### DIRECTIONS:
In the listing that follows, the range to quote begins at the line that has "Reproduce this chart with Apache ECharts." and ends after the line that has "const BAR = '#4F81BD';"; quote it verbatim and add nothing.

Rows from a dataset of charts and code
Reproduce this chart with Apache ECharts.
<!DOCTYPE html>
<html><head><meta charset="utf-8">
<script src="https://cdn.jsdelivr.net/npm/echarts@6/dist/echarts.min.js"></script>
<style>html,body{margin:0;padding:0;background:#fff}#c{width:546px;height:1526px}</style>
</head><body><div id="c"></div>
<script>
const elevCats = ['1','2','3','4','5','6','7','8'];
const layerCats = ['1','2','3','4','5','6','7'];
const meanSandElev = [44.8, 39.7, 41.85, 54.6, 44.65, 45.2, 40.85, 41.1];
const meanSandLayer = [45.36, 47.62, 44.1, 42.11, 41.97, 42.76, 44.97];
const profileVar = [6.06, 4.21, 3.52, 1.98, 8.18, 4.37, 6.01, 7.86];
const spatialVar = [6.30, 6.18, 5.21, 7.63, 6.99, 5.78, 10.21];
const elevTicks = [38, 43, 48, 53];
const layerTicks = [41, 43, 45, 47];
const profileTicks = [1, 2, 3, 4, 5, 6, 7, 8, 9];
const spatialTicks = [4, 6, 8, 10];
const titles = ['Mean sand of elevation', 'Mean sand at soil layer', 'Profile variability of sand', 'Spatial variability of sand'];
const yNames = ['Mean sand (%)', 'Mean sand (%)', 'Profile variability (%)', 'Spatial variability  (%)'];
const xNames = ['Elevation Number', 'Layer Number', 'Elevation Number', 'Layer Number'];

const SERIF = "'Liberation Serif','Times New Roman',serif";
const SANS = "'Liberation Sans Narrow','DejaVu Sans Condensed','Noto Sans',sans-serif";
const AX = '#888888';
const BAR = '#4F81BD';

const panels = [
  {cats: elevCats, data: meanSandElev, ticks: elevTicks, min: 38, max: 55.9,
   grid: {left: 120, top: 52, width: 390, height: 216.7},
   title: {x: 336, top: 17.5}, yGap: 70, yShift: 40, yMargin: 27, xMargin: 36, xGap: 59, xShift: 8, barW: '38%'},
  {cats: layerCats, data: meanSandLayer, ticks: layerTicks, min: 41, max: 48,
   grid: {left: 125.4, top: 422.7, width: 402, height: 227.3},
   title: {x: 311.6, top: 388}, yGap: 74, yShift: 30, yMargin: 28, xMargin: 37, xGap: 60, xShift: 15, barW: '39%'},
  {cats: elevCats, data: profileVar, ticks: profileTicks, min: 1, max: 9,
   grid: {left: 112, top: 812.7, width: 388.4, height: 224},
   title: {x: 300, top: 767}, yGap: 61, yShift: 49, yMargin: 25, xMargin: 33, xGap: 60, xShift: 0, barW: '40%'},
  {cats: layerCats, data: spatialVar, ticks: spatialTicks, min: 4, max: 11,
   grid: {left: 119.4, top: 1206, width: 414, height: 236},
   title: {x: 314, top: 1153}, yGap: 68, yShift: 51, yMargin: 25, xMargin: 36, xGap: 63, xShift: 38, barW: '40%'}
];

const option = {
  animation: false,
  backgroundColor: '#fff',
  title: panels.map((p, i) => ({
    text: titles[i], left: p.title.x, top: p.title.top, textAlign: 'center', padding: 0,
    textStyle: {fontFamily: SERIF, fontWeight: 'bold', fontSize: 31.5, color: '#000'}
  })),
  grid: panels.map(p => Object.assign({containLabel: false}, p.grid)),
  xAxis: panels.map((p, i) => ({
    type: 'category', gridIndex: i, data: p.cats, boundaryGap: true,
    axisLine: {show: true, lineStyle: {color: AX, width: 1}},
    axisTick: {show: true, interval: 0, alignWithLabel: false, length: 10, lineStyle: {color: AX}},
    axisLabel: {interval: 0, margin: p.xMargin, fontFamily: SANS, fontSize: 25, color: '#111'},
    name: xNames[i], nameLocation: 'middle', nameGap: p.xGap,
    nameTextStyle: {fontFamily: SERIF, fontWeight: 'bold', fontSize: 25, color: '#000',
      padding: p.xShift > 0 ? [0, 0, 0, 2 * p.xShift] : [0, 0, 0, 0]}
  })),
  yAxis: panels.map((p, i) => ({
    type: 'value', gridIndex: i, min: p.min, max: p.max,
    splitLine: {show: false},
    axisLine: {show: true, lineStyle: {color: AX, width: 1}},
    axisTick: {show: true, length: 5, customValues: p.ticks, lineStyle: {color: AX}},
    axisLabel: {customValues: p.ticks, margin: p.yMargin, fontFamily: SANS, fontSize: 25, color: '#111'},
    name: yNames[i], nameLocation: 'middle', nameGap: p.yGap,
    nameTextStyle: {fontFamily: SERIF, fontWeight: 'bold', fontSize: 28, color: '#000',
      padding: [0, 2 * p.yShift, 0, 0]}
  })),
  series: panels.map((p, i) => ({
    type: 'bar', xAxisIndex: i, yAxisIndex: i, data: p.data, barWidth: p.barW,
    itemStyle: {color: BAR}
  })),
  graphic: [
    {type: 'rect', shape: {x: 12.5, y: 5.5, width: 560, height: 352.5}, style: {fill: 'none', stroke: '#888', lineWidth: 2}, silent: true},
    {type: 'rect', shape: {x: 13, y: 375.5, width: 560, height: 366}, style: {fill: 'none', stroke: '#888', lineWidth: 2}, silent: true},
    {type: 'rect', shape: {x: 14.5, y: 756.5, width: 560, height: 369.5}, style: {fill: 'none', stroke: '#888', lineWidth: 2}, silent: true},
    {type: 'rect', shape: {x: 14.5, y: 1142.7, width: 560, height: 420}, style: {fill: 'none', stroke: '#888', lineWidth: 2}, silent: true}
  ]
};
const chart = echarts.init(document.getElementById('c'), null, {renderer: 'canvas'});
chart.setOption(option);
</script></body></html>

==

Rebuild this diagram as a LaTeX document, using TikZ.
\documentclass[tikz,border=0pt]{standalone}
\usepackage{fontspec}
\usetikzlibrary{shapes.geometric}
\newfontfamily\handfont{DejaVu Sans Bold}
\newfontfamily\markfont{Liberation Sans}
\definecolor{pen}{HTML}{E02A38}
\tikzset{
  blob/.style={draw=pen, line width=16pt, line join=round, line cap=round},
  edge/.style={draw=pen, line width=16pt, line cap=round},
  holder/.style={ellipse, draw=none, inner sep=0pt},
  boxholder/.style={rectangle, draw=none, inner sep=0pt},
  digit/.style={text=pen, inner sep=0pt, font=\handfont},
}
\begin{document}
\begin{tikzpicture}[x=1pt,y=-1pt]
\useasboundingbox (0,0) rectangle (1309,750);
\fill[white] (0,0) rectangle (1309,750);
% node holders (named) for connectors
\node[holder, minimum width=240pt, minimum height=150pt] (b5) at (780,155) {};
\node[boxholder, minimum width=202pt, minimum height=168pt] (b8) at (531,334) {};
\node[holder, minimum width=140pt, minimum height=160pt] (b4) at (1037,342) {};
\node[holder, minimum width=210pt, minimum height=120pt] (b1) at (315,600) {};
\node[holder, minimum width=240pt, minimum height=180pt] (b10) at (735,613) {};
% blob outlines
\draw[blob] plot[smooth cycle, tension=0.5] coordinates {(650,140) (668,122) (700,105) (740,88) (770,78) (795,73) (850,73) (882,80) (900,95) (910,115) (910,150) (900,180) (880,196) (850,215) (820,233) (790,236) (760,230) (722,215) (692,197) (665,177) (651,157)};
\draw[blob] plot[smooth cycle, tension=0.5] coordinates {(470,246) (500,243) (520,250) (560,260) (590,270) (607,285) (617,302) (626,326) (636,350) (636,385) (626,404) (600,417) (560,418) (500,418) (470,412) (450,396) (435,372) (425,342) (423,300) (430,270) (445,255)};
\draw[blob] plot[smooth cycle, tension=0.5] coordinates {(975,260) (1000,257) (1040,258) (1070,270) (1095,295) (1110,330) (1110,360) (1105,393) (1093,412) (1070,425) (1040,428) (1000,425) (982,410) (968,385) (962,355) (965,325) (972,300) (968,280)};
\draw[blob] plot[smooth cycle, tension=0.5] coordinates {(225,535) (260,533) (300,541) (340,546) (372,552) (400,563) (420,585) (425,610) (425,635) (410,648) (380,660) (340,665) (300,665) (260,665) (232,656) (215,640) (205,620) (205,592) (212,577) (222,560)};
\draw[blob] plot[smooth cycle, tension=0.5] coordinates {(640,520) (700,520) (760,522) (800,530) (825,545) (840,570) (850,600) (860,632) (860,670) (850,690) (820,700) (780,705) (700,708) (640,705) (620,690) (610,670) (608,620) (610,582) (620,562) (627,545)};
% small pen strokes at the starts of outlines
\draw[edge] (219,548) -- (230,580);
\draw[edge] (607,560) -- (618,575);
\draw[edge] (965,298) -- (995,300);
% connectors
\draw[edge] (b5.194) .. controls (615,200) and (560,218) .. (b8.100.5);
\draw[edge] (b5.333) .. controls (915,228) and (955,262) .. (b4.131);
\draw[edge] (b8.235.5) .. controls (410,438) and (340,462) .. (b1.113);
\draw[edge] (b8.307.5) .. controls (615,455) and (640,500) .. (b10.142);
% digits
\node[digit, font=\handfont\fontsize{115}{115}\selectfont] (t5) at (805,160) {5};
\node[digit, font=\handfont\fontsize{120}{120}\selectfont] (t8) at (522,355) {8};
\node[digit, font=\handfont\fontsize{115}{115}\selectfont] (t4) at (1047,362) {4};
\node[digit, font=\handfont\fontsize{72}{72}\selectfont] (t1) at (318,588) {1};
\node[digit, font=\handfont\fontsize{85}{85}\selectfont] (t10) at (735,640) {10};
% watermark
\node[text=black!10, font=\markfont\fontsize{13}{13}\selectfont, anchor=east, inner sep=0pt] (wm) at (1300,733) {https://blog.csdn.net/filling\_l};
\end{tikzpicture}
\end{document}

### SOLUTION FOR THIS PROBLEM:
Reproduce this chart with Apache ECharts.
<!DOCTYPE html>
<html><head><meta charset="utf-8">
<script src="https://cdn.jsdelivr.net/npm/echarts@6/dist/echarts.min.js"></script>
<style>html,body{margin:0;padding:0;background:#fff}#c{width:546px;height:1526px}</style>
</head><body><div id="c"></div>
<script>
const elevCats = ['1','2','3','4','5','6','7','8'];
const layerCats = ['1','2','3','4','5','6','7'];
const meanSandElev = [44.8, 39.7, 41.85, 54.6, 44.65, 45.2, 40.85, 41.1];
const meanSandLayer = [45.36, 47.62, 44.1, 42.11, 41.97, 42.76, 44.97];
const profileVar = [6.06, 4.21, 3.52, 1.98, 8.18, 4.37, 6.01, 7.86];
const spatialVar = [6.30, 6.18, 5.21, 7.63, 6.99, 5.78, 10.21];
const elevTicks = [38, 43, 48, 53];
const layerTicks = [41, 43, 45, 47];
const profileTicks = [1, 2, 3, 4, 5, 6, 7, 8, 9];
const spatialTicks = [4, 6, 8, 10];
const titles = ['Mean sand of elevation', 'Mean sand at soil layer', 'Profile variability of sand', 'Spatial variability of sand'];
const yNames = ['Mean sand (%)', 'Mean sand (%)', 'Profile variability (%)', 'Spatial variability  (%)'];
const xNames = ['Elevation Number', 'Layer Number', 'Elevation Number', 'Layer Number'];

const SERIF = "'Liberation Serif','Times New Roman',serif";
const SANS = "'Liberation Sans Narrow','DejaVu Sans Condensed','Noto Sans',sans-serif";
const AX = '#888888';
const BAR = '#4F81BD';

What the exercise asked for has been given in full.